The SB consists of six members. The SB strives for a diverse composition. Members of the SB are, also in connection with diversity, selected and nominated on the basis of the following selection criteria:

  • an economic, financial, administrative and accounting, strategic, social politic respectively organisational background;
  • international) knowledge and experience in activities related to Vopak’s core activities and/or markets in which Vopak operates such as Oil - Petrochemical or LNG related industries;
  • competences and expertise as stated in the Principles and Best Practice provisions of article III.3 and III.3.2. in the Code
  • at least one member will be a so-called financial expert as meant in the Code;
  • line management experience;
  • (former) association with a publicly held enterprise;
  • independence: the SB preserves the right at the drawing up of a non-binding nomination for appointment at the SB to deviate from Best Practice provision III.2.1 of the Code that all members except one person* will be independent as meant in Best Practices provision III.2.2 of the Code.

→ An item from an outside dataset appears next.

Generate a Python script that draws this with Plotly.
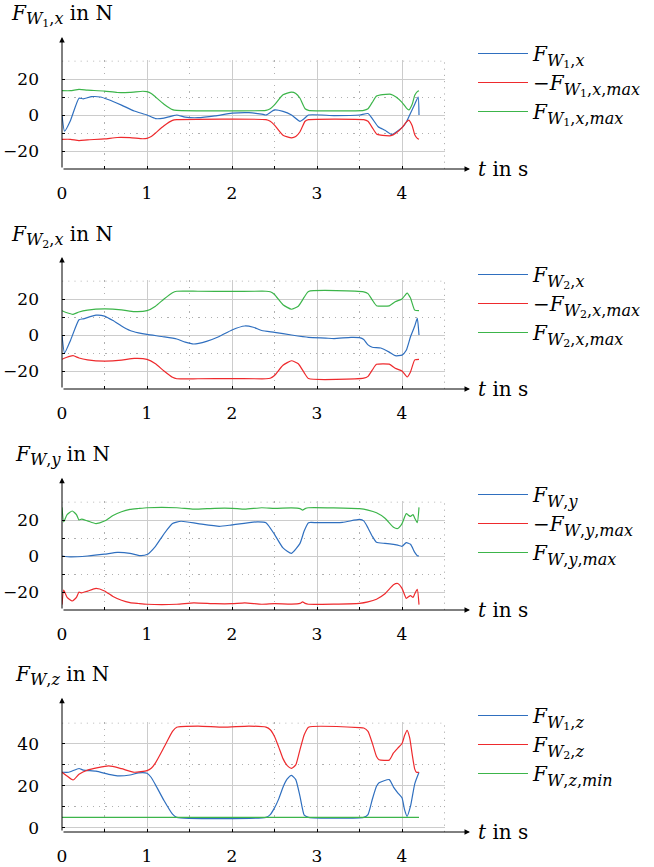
import plotly.graph_objects as go

# ---------------- data ----------------
# Panel 1: F_W1,x
t_w1x = [0, 0.03, 0.1, 0.2, 0.25, 0.35, 0.45, 0.55, 0.7, 0.85,
         1.0, 1.1, 1.2, 1.3, 1.35, 1.45, 1.6, 1.8, 2.0, 2.2,
         2.35, 2.4, 2.5, 2.6, 2.7, 2.8, 2.85, 2.9, 3.2, 3.5,
         3.6, 3.65, 3.72, 3.8, 3.88, 4.0, 4.05, 4.1, 4.15, 4.19, 4.2]
f_w1x = [0, -9, -3, 9.3, 9, 10.2, 10, 8.5, 5.5, 2.2,
         0, -2, -1.7, -0.5, 0, -1.2, -1.5, -0.5, 1, 1.3,
         0.5, 0, 2.8, 2, 0, -3.5, -2, 0, -0.3, 0,
         0.8, -2, -6.5, -8.5, -10.8, -7, -4, 1, 6, 10, 0]
t_w1x_max = [0, 0.1, 0.2, 0.3, 0.5, 0.65, 0.8, 0.95, 1.0, 1.05,
             1.1, 1.2, 1.3, 1.35, 2.4, 2.45, 2.5, 2.6, 2.7, 2.75,
             2.8, 2.86, 2.9, 3.55, 3.6, 3.65, 3.7, 3.75, 3.87, 3.93,
             4.0, 4.05, 4.08, 4.12, 4.15, 4.18, 4.2]
f_w1x_max = [13.5, 13.5, 14.2, 13.8, 13.3, 12.5, 12.6, 13.2, 13.0, 12.0,
             10.0, 6.0, 3.0, 2.6, 2.6, 3.5, 5.6, 11.2, 12.7, 12.0,
             9.3, 3.5, 2.6, 2.6, 3.5, 7.0, 10.5, 11.2, 11.5, 10.0,
             7.0, 4.0, 2.8, 6.0, 11.0, 13.0, 13.5]
f_w1x_negmax = [-13.5, -13.5, -14.2, -13.8, -13.3, -12.5, -12.6, -13.2, -13.0, -12.0,
                -10.0, -6.0, -3.0, -2.6, -2.6, -3.5, -5.6, -11.2, -12.7, -12.0,
                -9.3, -3.5, -2.6, -2.6, -3.5, -7.0, -10.5, -11.2, -11.5, -10.0,
                -7.0, -4.0, -2.8, -6.0, -11.0, -13.0, -13.5]

# Panel 2: F_W2,x
t_w2x = [0, 0.03, 0.1, 0.2, 0.25, 0.4, 0.5, 0.6, 0.7, 0.8,
         0.9, 1.0, 1.2, 1.35, 1.45, 1.55, 1.7, 1.85, 2.0, 2.15,
         2.25, 2.35, 2.5, 2.7, 2.9, 3.1, 3.2, 3.4, 3.5, 3.55,
         3.6, 3.65, 3.75, 3.85, 3.92, 4.0, 4.05, 4.1, 4.15, 4.18, 4.2]
f_w2x = [0, -10, -3, 8.5, 9, 11, 10.5, 8, 5, 2.5,
         1.2, 0.3, -1, -2.2, -4, -5, -3.5, -0.8, 2.8, 5,
         4.3, 2.5, 1.5, 0, -1.3, -1.7, -2, -1.3, -1.5, -2.5,
         -5.5, -6.8, -7.2, -9.5, -11.5, -11.2, -8.5, -1, 5, 9.2, 0]
t_w2x_max = [0, 0.05, 0.13, 0.2, 0.3, 0.5, 0.7, 0.85, 1.0, 1.1,
             1.2, 1.3, 1.35, 1.6, 2.0, 2.4, 2.45, 2.5, 2.6, 2.7,
             2.78, 2.85, 2.9, 3.55, 3.6, 3.65, 3.7, 3.85, 3.92, 4.0,
             4.06, 4.1, 4.15, 4.2]
f_w2x_max = [13.5, 12.5, 11.5, 12.8, 13.8, 14.5, 14, 13, 13.5, 16,
             20, 23.5, 24.3, 24.3, 24.2, 24.3, 24, 22.5, 16.8, 14.3,
             16, 21, 24.2, 24, 23, 19.5, 16.3, 16.2, 18.5, 20,
             23.3, 20.5, 13.8, 13.5]
f_w2x_negmax = [-13.5, -12.5, -11.5, -12.8, -13.8, -14.5, -14, -13, -13.5, -16,
                -20, -23.5, -24.3, -24.3, -24.2, -24.3, -24, -22.5, -16.8, -14.3,
                -16, -21, -24.2, -24, -23, -19.5, -16.3, -16.2, -18.5, -20,
                -23.3, -20.5, -13.8, -13.5]

# Panel 3: F_W,y
t_wy = [0, 0.1, 0.3, 0.5, 0.65, 0.8, 0.92, 1.0, 1.1, 1.2,
        1.3, 1.4, 1.6, 1.85, 2.0, 2.3, 2.4, 2.5, 2.6, 2.7,
        2.8, 2.85, 2.9, 3.0, 3.3, 3.5, 3.55, 3.6, 3.65, 3.7,
        3.8, 3.9, 3.95, 4.0, 4.05, 4.1, 4.15, 4.18, 4.2]
f_wy = [0, -0.5, 0, 1, 2, 1.5, 0.2, 0.8, 5.4, 12.3,
        18, 19.3, 18, 16.5, 17.3, 19, 18.5, 12, 4.5, 1.5,
        7, 14, 18.5, 18.5, 18.7, 20.3, 19.5, 15.6, 11, 7.6,
        7, 6.5, 6, 5.4, 7.4, 6.5, 2, 0.2, 0]
t_wy_max = [0, 0.02, 0.06, 0.12, 0.17, 0.2, 0.23, 0.3, 0.4, 0.5,
            0.6, 0.7, 0.8, 0.9, 1.0, 1.35, 1.55, 1.8, 2.0, 2.15,
            2.35, 2.5, 2.7, 2.8, 2.83, 2.86, 2.9, 3.5, 3.6, 3.7,
            3.8, 3.9, 3.95, 4.0, 4.05, 4.08, 4.1, 4.13, 4.15, 4.18, 4.2]
f_wy_max = [27, 19, 23, 25, 23, 20, 20.5, 19.5, 18, 19.4,
            22.5, 24.6, 25.9, 26.4, 26.8, 26.8, 26, 26.5, 26.5, 26,
            26.8, 26.5, 26.7, 26.3, 25.5, 26.3, 26.8, 26.3, 25.5, 24,
            21, 16, 15.3, 18, 23.5, 22.5, 22, 23, 21, 18.5, 27]
f_wy_negmax = [-27, -19, -23, -25, -23, -20, -20.5, -19.5, -18, -19.4,
               -22.5, -24.6, -25.9, -26.4, -26.8, -26.8, -26, -26.5, -26.5, -26,
               -26.8, -26.5, -26.7, -26.3, -25.5, -26.3, -26.8, -26.3, -25.5, -24,
               -21, -16, -15.3, -18, -23.5, -22.5, -22, -23, -21, -18.5, -27]

# Panel 4: F_W,z
t_w1z = [0, 0.08, 0.2, 0.25, 0.4, 0.55, 0.65, 0.8, 0.9, 1.0,
         1.05, 1.1, 1.2, 1.3, 1.35, 2.4, 2.45, 2.5, 2.55, 2.6,
         2.65, 2.7, 2.75, 2.8, 2.85, 2.9, 3.55, 3.6, 3.65, 3.7,
         3.73, 3.85, 3.9, 3.95, 4.0, 4.03, 4.06, 4.1, 4.15, 4.2]
f_w1z = [26.5, 26.5, 28.3, 27.5, 27, 25.5, 24.8, 25.2, 26.2, 26,
         24, 20.5, 13, 6.5, 5, 5, 6.3, 9.5, 13.8, 19.4,
         23.3, 25, 23, 15, 6, 5, 5, 6.3, 13.5, 19.8,
         21.5, 23, 19.4, 16.7, 14.3, 8.7, 5.5, 10.3, 21, 26.5]
t_w2z = [0, 0.05, 0.13, 0.2, 0.3, 0.55, 0.7, 0.85, 1.0, 1.05,
         1.1, 1.2, 1.3, 1.35, 1.6, 1.9, 2.2, 2.4, 2.45, 2.5,
         2.55, 2.6, 2.65, 2.7, 2.75, 2.8, 2.85, 2.9, 3.5, 3.55,
         3.6, 3.65, 3.7, 3.73, 3.85, 3.9, 3.95, 4.0, 4.03, 4.06,
         4.09, 4.12, 4.15, 4.17, 4.2]
f_w2z = [26.5, 25, 22.8, 25.5, 27.5, 29.5, 28.2, 26.5, 27.3, 28.4,
         31, 38.4, 46, 48, 48.5, 48, 48.5, 48, 46.8, 43.6,
         38.5, 33, 29.7, 28.4, 30, 37.3, 44.4, 48, 47.8, 47.6,
         46, 40.5, 34, 32.5, 32.3, 35.7, 38, 40.2, 44, 46.5,
         43, 35, 28, 26.5, 26.5]
t_wz_min = [0, 4.2]
f_wz_min = [5, 5]

# ---------------- style / layout ----------------
W, H = 654, 867
BLUE, RED, GREEN = "#2f6fbf", "#ee2a2d", "#3cb54a"
FONT = "'DejaVu Serif', 'Liberation Serif', serif"
FS_TICK = 17
FS_TEXT = 20
S1, S2 = 16, 11   # subscript / second-level subscript sizes (px)


def F(sub1=None, rest="", neg=False):
    """Build F_{W_sub1 rest} as plotly rich text."""
    s = "−" if neg else ""
    s += "<i>F</i><sub><span style='font-size:%dpx'><i>W</i></span>" % S1
    if sub1 is not None:
        s += "<sub><span style='font-size:%dpx'>%s</span></sub>" % (S2, sub1)
    s += "<span style='font-size:%dpx'>%s</span></sub>" % (S1, rest)
    return s


X_, Y_, Z_ = ",<i>x</i>", ",<i>y</i>", ",<i>z</i>"
XM, YM, ZM = ",<i>x</i>,<i>max</i>", ",<i>y</i>,<i>max</i>", ",<i>z</i>,<i>min</i>"
names = [
    [F("1", X_), F("1", XM, True), F("1", XM)],
    [F("2", X_), F("2", XM, True), F("2", XM)],
    [F(None, Y_), F(None, YM, True), F(None, YM)],
    [F("1", Z_), F("2", Z_), F(None, ZM)],
]
titles = [F("1", X_) + " in N", F("2", X_) + " in N",
          F(None, Y_) + " in N", F(None, Z_) + " in N"]
series = [
    [(t_w1x, f_w1x, BLUE), (t_w1x_max, f_w1x_negmax, RED), (t_w1x_max, f_w1x_max, GREEN)],
    [(t_w2x, f_w2x, BLUE), (t_w2x_max, f_w2x_negmax, RED), (t_w2x_max, f_w2x_max, GREEN)],
    [(t_wy, f_wy, BLUE), (t_wy_max, f_wy_negmax, RED), (t_wy_max, f_wy_max, GREEN)],
    [(t_w1z, f_w1z, BLUE), (t_w2z, f_w2z, RED), (t_wz_min, f_wz_min, GREEN)],
]
# pixel layout of each panel: bottom px, top px, ymin, ymax, arrow tip value,
# major, minor, title px, first legend item px
panels = [
    (169, 61, -30, 30, 43.3, 20, 10, 16, 55),
    (389, 281, -30, 30, 43.3, 20, 10, 236, 276),
    (610, 502, -30, 30, 43.5, 20, 10, 455, 496),
    (832, 723, -2, 50, 62.0, 20, 10, 675, 717),
]
XL, XR = 62, 444.5
XMAX, XARROW = 4.5, 4.8


def xp(px):
    return px / W


def yp(px):
    return 1 - px / H


fig = go.Figure()
layout = dict(width=W, height=H, margin=dict(l=0, r=0, t=0, b=0, autoexpand=False),
              paper_bgcolor="white", plot_bgcolor="white",
              font=dict(family=FONT, size=FS_TEXT, color="black"),
              annotations=[], shapes=[], showlegend=True)

grid_major = "#cccccc"
grid_minor = "#b0b0b0"
MINOR_DASH = "1.2px,5px"

for i, (pan, ser, nm, ttl) in enumerate(zip(panels, series, names, titles)):
    k = i + 1
    sfx = "" if k == 1 else str(k)
    ybot, ytop, ymin, ymax, yarrow, ymaj, ymin_t, ttl_px, leg_px = pan
    for j, ((tx, vy, col), label) in enumerate(zip(ser, nm)):
        fig.add_trace(go.Scatter(
            x=tx, y=vy, mode="lines", name=label,
            line=dict(color=col, width=1.2, shape="spline", smoothing=0.5),
            xaxis="x" + sfx, yaxis="y" + sfx, legend="legend" + sfx,
            legendgroup="g%d_%d" % (k, j)))
    span_y = ymax - ymin
    ppx = (XR - XL) / XMAX
    ppy = (ybot - ytop) / span_y
    layout["xaxis" + sfx] = dict(
        domain=[xp(XL), xp(XR + 0.6)], range=[0, XMAX + 0.6 / ppx], anchor="y" + sfx,
        automargin=False,
        tick0=0, dtick=1, showgrid=True, gridcolor=grid_major, gridwidth=1.4,
        zeroline=False, showline=False, ticks="inside", ticklen=3,
        tickcolor="black", ticklabelstandoff=12,
        tickfont=dict(size=FS_TICK, family=FONT),
        minor=dict(tick0=0, dtick=0.5, ticks="inside", ticklen=3, tickcolor="black",
                   showgrid=True, gridcolor=grid_minor, griddash=MINOR_DASH, gridwidth=1))
    layout["yaxis" + sfx] = dict(
        domain=[yp(ybot), yp(ytop - 0.6)], range=[ymin, ymax + 0.6 / ppy], anchor="x" + sfx,
        automargin=False,
        tick0=0, dtick=ymaj, showgrid=True, gridcolor=grid_major, gridwidth=1.4,
        zeroline=False, showline=False, ticks="inside", ticklen=3,
        tickcolor="black", ticklabelstandoff=22,
        tickfont=dict(size=FS_TICK, family=FONT),
        minor=dict(tick0=0, dtick=ymin_t, ticks="inside", ticklen=3, tickcolor="black",
                   showgrid=True, gridcolor=grid_minor, griddash=MINOR_DASH, gridwidth=1))
    # dotted outer grid edges (top and right)
    layout["shapes"].append(dict(type="line", xref="x" + sfx, yref="y" + sfx,
                                 x0=0, x1=XMAX, y0=ymax, y1=ymax, layer="below",
                                 line=dict(color=grid_minor, width=1, dash=MINOR_DASH)))
    layout["shapes"].append(dict(type="line", xref="x" + sfx, yref="y" + sfx,
                                 x0=XMAX, x1=XMAX, y0=ymin, y1=ymax, layer="below",
                                 line=dict(color=grid_minor, width=1, dash=MINOR_DASH)))
    # axis arrows (paper coords, tip computed from data scale)
    tip_x = XL + XARROW * ppx
    tip_y = ybot - (yarrow - ymin) * ppy
    layout["annotations"].append(dict(
        xref="paper", yref="paper", x=xp(tip_x), y=yp(ybot), ax=-(tip_x - XL), ay=0,
        text="", showarrow=True, arrowhead=2, arrowsize=1.1, arrowwidth=1, arrowcolor="black"))
    layout["annotations"].append(dict(
        xref="paper", yref="paper", x=xp(XL), y=yp(tip_y), ax=0, ay=(ybot - tip_y),
        text="", showarrow=True, arrowhead=2, arrowsize=1.1, arrowwidth=1, arrowcolor="black"))
    layout["annotations"].append(dict(
        xref="paper", yref="paper", x=xp(XL), y=yp(ttl_px), xanchor="center", yanchor="middle",
        text=ttl, showarrow=False, font=dict(size=FS_TEXT, family=FONT)))
    layout["annotations"].append(dict(
        xref="paper", yref="paper", x=xp(476), y=yp(ybot), xanchor="left", yanchor="middle",
        text="<i>t</i> in s", showarrow=False, font=dict(size=FS_TEXT, family=FONT)))
    layout["legend" + sfx] = dict(
        x=xp(473), y=yp(leg_px - 21), xanchor="left", yanchor="top",
        bgcolor="rgba(0,0,0,0)", font=dict(size=FS_TEXT, family=FONT),
        itemwidth=50, tracegroupgap=0, traceorder="grouped")

fig.update_layout(**layout)
# remove the default 8px page margin so the figure sits at the window origin
fig.write_html("out.html", config={"displayModeBar": False},
               post_script="document.body.style.margin='0';")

The composition of the SB will be such that the combination of experience and expertise of its members will enable the SB in the best way to perform its duties towards the Company and the stakeholders of the Company (including its shareholders).

* As of March 5th, 2004 Mr. M. van der Vorm is not in compliance with the independence requirements in view of his chairmanship of the EB of HAL Holding NV, which company holds a capital interest of 39.70 percent in the Company. Mr. C.J. van den Driest, as former chairman of the Executive Board, does not comply with the independence requirement of article III.2.2 sub (a) of the Code.